### Charts and diagrams as code
>> START
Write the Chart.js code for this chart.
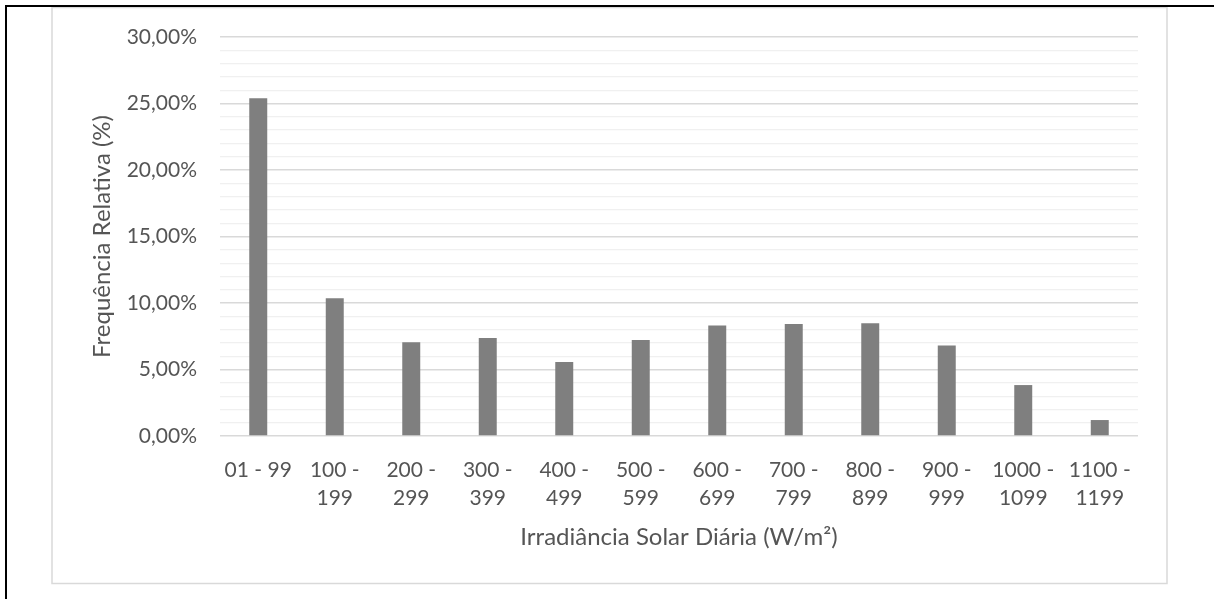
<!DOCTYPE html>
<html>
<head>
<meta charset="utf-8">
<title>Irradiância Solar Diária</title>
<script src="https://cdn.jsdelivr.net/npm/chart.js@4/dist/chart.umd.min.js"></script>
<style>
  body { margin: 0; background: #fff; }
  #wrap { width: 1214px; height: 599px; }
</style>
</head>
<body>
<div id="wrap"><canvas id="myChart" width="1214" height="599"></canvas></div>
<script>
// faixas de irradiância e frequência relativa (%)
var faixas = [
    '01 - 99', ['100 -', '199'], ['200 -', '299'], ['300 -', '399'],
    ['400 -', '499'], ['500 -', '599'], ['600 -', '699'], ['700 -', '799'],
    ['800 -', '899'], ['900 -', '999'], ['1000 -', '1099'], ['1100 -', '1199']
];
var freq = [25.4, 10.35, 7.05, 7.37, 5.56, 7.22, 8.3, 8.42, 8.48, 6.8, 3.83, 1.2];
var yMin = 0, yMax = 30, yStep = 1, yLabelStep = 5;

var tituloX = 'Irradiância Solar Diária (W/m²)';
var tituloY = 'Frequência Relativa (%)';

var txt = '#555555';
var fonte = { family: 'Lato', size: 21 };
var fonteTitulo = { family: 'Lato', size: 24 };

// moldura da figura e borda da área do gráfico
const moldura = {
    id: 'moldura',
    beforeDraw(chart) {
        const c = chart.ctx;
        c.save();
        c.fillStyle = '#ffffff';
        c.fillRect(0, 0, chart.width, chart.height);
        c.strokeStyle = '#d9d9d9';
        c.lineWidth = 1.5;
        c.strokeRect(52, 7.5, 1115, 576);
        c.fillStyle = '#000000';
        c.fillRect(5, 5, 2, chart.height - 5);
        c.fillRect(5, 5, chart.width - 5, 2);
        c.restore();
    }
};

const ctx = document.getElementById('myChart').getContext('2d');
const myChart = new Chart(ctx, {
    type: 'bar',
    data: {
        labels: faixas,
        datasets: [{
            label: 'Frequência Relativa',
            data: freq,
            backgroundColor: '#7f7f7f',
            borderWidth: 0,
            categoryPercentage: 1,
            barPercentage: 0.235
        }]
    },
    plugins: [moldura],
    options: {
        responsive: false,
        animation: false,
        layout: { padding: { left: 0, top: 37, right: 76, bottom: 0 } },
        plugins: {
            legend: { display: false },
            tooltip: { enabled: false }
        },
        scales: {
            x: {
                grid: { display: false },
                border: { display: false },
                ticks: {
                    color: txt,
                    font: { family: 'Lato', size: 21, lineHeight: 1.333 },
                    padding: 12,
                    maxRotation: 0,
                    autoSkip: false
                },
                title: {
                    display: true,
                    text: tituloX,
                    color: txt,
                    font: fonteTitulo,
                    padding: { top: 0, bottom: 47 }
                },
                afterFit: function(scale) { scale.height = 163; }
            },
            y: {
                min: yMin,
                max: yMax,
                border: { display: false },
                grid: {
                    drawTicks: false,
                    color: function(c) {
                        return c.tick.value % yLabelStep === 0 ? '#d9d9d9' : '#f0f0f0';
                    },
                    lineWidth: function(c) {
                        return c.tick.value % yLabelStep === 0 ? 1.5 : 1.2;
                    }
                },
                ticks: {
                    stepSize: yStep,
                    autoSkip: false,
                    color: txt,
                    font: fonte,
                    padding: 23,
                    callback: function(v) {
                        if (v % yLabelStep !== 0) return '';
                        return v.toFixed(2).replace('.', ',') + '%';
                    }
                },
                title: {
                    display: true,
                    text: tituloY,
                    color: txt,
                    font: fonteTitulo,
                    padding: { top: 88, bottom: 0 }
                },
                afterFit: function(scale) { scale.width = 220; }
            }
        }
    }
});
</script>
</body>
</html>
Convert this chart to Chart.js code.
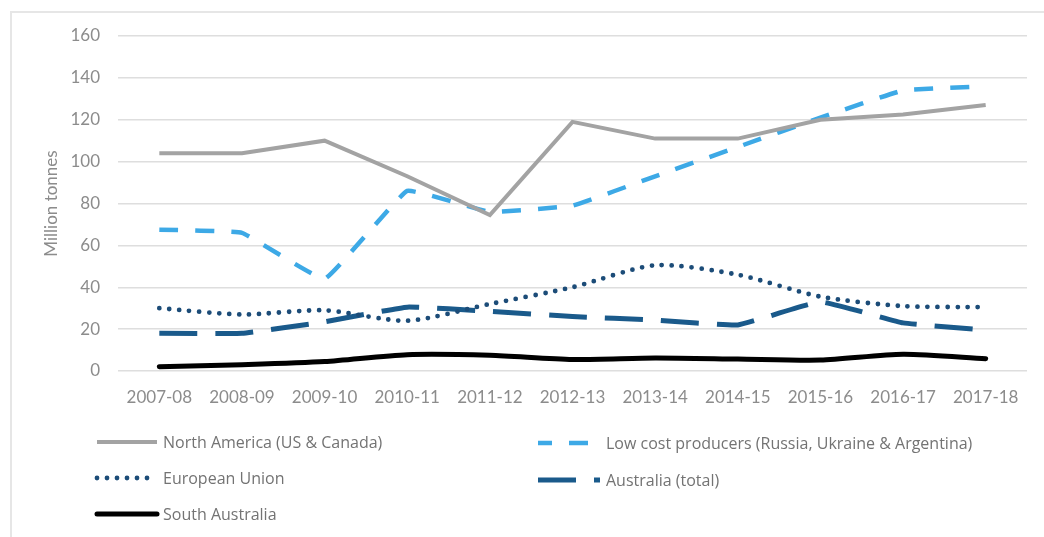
>> END
### GOAL OF THE EXERCISE
Write out each line again precisely as it appears, skipping every picture.

### FULL RESPONSE
Write the Chart.js code for this chart.
<!DOCTYPE html>
<html>
<head>
<meta charset="utf-8">
<title>Irradiância Solar Diária</title>
<script src="https://cdn.jsdelivr.net/npm/chart.js@4/dist/chart.umd.min.js"></script>
<style>
  body { margin: 0; background: #fff; }
  #wrap { width: 1214px; height: 599px; }
</style>
</head>
<body>
<div id="wrap"><canvas id="myChart" width="1214" height="599"></canvas></div>
<script>
// faixas de irradiância e frequência relativa (%)
var faixas = [
    '01 - 99', ['100 -', '199'], ['200 -', '299'], ['300 -', '399'],
    ['400 -', '499'], ['500 -', '599'], ['600 -', '699'], ['700 -', '799'],
    ['800 -', '899'], ['900 -', '999'], ['1000 -', '1099'], ['1100 -', '1199']
];
var freq = [25.4, 10.35, 7.05, 7.37, 5.56, 7.22, 8.3, 8.42, 8.48, 6.8, 3.83, 1.2];
var yMin = 0, yMax = 30, yStep = 1, yLabelStep = 5;

var tituloX = 'Irradiância Solar Diária (W/m²)';
var tituloY = 'Frequência Relativa (%)';

var txt = '#555555';
var fonte = { family: 'Lato', size: 21 };
var fonteTitulo = { family: 'Lato', size: 24 };

// moldura da figura e borda da área do gráfico
const moldura = {
    id: 'moldura',
    beforeDraw(chart) {
        const c = chart.ctx;
        c.save();
        c.fillStyle = '#ffffff';
        c.fillRect(0, 0, chart.width, chart.height);
        c.strokeStyle = '#d9d9d9';
        c.lineWidth = 1.5;
        c.strokeRect(52, 7.5, 1115, 576);
        c.fillStyle = '#000000';
        c.fillRect(5, 5, 2, chart.height - 5);
        c.fillRect(5, 5, chart.width - 5, 2);
        c.restore();
    }
};

const ctx = document.getElementById('myChart').getContext('2d');
const myChart = new Chart(ctx, {
    type: 'bar',
    data: {
        labels: faixas,
        datasets: [{
            label: 'Frequência Relativa',
            data: freq,
            backgroundColor: '#7f7f7f',
            borderWidth: 0,
            categoryPercentage: 1,
            barPercentage: 0.235
        }]
    },
    plugins: [moldura],
    options: {
        responsive: false,
        animation: false,
        layout: { padding: { left: 0, top: 37, right: 76, bottom: 0 } },
        plugins: {
            legend: { display: false },
            tooltip: { enabled: false }
        },
        scales: {
            x: {
                grid: { display: false },
                border: { display: false },
                ticks: {
                    color: txt,
                    font: { family: 'Lato', size: 21, lineHeight: 1.333 },
                    padding: 12,
                    maxRotation: 0,
                    autoSkip: false
                },
                title: {
                    display: true,
                    text: tituloX,
                    color: txt,
                    font: fonteTitulo,
                    padding: { top: 0, bottom: 47 }
                },
                afterFit: function(scale) { scale.height = 163; }
            },
            y: {
                min: yMin,
                max: yMax,
                border: { display: false },
                grid: {
                    drawTicks: false,
                    color: function(c) {
                        return c.tick.value % yLabelStep === 0 ? '#d9d9d9' : '#f0f0f0';
                    },
                    lineWidth: function(c) {
                        return c.tick.value % yLabelStep === 0 ? 1.5 : 1.2;
                    }
                },
                ticks: {
                    stepSize: yStep,
                    autoSkip: false,
                    color: txt,
                    font: fonte,
                    padding: 23,
                    callback: function(v) {
                        if (v % yLabelStep !== 0) return '';
                        return v.toFixed(2).replace('.', ',') + '%';
                    }
                },
                title: {
                    display: true,
                    text: tituloY,
                    color: txt,
                    font: fonteTitulo,
                    padding: { top: 88, bottom: 0 }
                },
                afterFit: function(scale) { scale.width = 220; }
            }
        }
    }
});
</script>
</body>
</html>
Convert this chart to Chart.js code.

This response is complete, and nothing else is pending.